Spruce up your home with festive foraging

You don’t have to venture far from the farmhouse to add some Christmas touches to your home – all the materials you need are at your fingertips, and they’re free. Over the next four pages, Farmlife meets two experts to show you how.


A farm might not be the most obvious source of inspiration when you’re thinking about how to make your home festive this month. But for Lincolnshire florist and famed floral blogger Simone Pickering, foraging around a friend’s arable farm in Spalding provides the ideal opportunity to find all the materials needed to make the perfect Christmas wreath.


“Farms are a great place to find foliage to make some lovely arrangements in time for Christmas,” she says.
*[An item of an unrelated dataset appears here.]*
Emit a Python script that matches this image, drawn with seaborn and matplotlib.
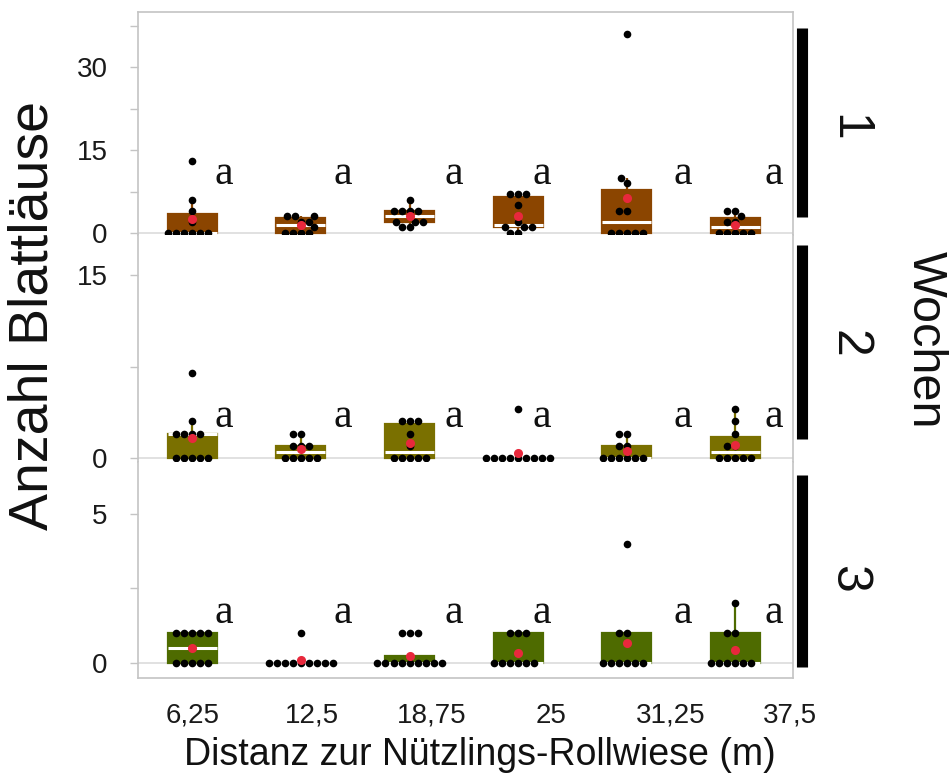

“You can use traditional evergreens like pine or spruce, or larch with pinecones, but you can also be inventive and make use of things that are growing at the moment.
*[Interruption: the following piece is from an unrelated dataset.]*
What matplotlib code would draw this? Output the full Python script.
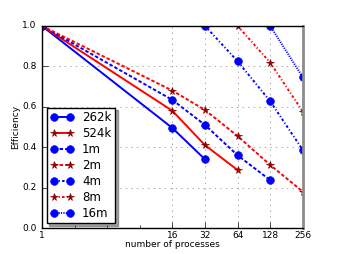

“Brassicas have some really great textures and can look very unusual on a wreath, but I also love using herbs like rosemary and sage, which have a lovely silvery-look and just smell amazing.


“They key is that all wreaths are mixed foliage – it doesn’t matter what you use and it doesn’t matter how you choose to make it, it’s just what looks nice to you.”


Simone says now is the perfect time to make a wreath for Christmas and it should survive in time for the big day. “In fact, most wreaths dry out rather than die, so you could put it away and use it again next year.”



You will need:


• An oasis ring, or a wire ring and moss (both available from florists’ or garden centres)


• Reel wire or baler twine


• Leaves, branches from evergreen trees and other foliage


• Flowers, baubles, feathers and ribbons to decorate (optional)



How to do it


wreath1


1. Use an oasis ring or a wire ring as the basis of your wreath. “I prefer to use a wire ring as you can get a better shape,” says Simone. Taking damp spaghnum moss (available from garden centres and florists), pack it on to the frame a handful at a time and secure it by wrapping reel wire or baler twine around it. “It’s important to make sure the moss is even so your foliage balances out,” she says. “Secure it off by looping the wire onto the back of the hoop a few times.”


Top Tip: Have a bowl of water to hand so that if the moss starts to crumble you can wet it.


wreath2


2. Gather a handful of mixed foliage together and lay it on the ring at an angle, wrapping more wire around the stems to secure. Lay the next handful of foliage at a 90° angle below the first, so the stalks make a “V” shape and you create a herringbone effect. “Ideally you want everything to go clockwise and I always find it easiest to start on the bottom left,” says Simone. “Cut the stalks short next to the moss so that they have access to the water supply.


Top Tip: When laying foliage, try to have different leaves on the top as it gives a different texture to the wreath.


wreath3


3. When you’ve gone around the whole ring and finished securing bunches of foliage on it, you’ll be left with a small gap at the top. Take a final handful of foliage and wrap a length of reel wire around the stalks, then thread the wire into the gap through the moss and pull the leaves flat against the ring. Tie the wire on to the back of the brass ring to secure it.


Top Tip: If you have any foliage with berries, add it after you have finished the wreath so you can make sure they are visible on the top and you can avoid knocking the berries off.


4. Attatch string to the back of the brass ring so you can hang it from a nail on your door, or from you door knocker. “Nothing is an exact science, it’s just about what looks nice,” says Simone.


Top Tip: Your wreath should survive until Christmas Day – even if you do make it now – but if things do die, just take them out and replace them. If the weather gets warm, plunge the wreath in a bowl of water to re-soak the moss.


• For more tips and ideas for arranging flowers and making festive displays from Simone, visit her blog



Branch out



You don’t just have to use foliage and flowers on wreaths. “You can decorate them with anything,” says Simone. “Pheasant feathers and pinecones, ribbons and Christmas baubles – anything goes. Just glue them on with a hot glue gun.


“You can really personalise them as well and give them as a gift. I have a farmer friend who really likes poodles, so last year I made him a wreath with little models of dogs on it.”